Das ist heute viel Einfacher, um etwas wirklich Tolles zu erleben, reicht es, morgens mit dem Bus in den Nachbarort zu fahren. Allerdings passt es nicht irgendeinen Bus zu nehmen, es muss schon - um wirklich etwas Besonderes zu erleben - der Schulbus sein.
Der Schulbus ist dieses Gefährt, an dem sich morgens in der Regel die schulpflichtigen Kinder des jeweiligen Ortes treffen, lediglich um bequem zur nächstgelegenen Schule gefahren zu werden.
Da wir gewohnt sind in Deutschland alles zu regeln, gibt es selbstverständlich auch hierfür Regeln, etwa zum "freigestellten Schülerverkehr". Damit ist erstmal ausschließlich der Busverkehr gemeint.
Was bedeutet „freigestellter Schülerverkehr“?
Der freigestellte Schülerverkehr erfolgt außerhalb des öffentlichen
Linienverkehrs auf der Basis eines Vertrages zwischen dem Schulträger
und dem mit der Schülerbeförderung beauftragten Beförderungsunternehmen.
Der Begriff „freigestellt“ bezieht sich darauf, dass diese Beförderung
von den Vorschriften des Personenbeförderungsgesetzes, insbesondere von
der Genehmigungspflicht für die Personenbeförderung, befreit ist. Dies
hat beispielsweise praktische Auswirkungen darauf, ob der Fahrer einen
Personenbeförderungsschein benötigt oder nicht. Die Freistellung erfolgt
auf Grundlage der Freistellungsverordnung vom 30. August 1962, geändert
durch Verordnung vom 30. Juni 1989. Diese Organisationsform der
Schülerbeförderung bietet sich dort an, wo die Benutzung öffentlicher
Verkehrsmittel für die Schüler nicht möglich oder zumutbar ist. Durch
die Gestaltung des Beförderungsvertrages hat der Schulträger unmittelbar
Einfluss auf die näheren Rahmenbedingungen der Beförderung, etwa auf
die Routen, Zeiten sowie die verwendeten Fahrzeuge (siehe auch
„Schulbusverträge“ in der Rubrik „Der sichere Schulweg mit dem Bus“).
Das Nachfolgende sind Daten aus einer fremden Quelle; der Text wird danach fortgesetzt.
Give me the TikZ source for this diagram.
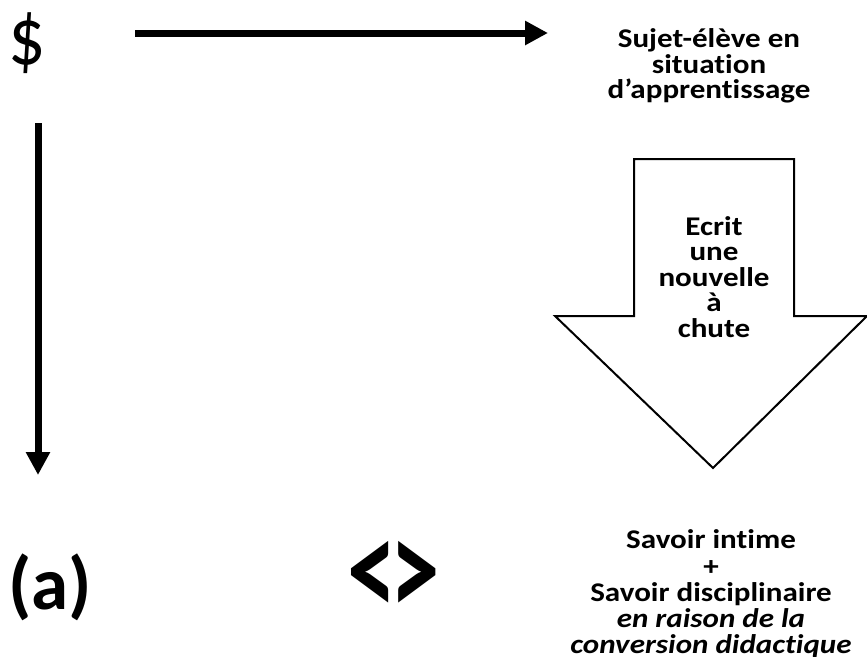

Das ist doch Klasse, alles geregelt, wenn auch nicht verständlich.
Das ist doch Klasse, alles geregelt, wenn auch nicht verständlich.
Der "freigestellte Schülerverkehr" ist aber nicht gemeint, da sind die lieben Kleinen unter sich, d.h. mit dem Busfahrer, sofern er dies dauerhaft verkraftet. Wahrscheinlich wird dieser "freigestellte Schülerverkehr" zum Schutz der Fahrer das erste große Anwendungsgebiet für autonom fahrende Busse sein.
Ich will berichten vom ungeschützten Aufeinandertreffen von Schülern, Eltern und einfachen Erwachsenen an der Haltestelle des Linienbusses.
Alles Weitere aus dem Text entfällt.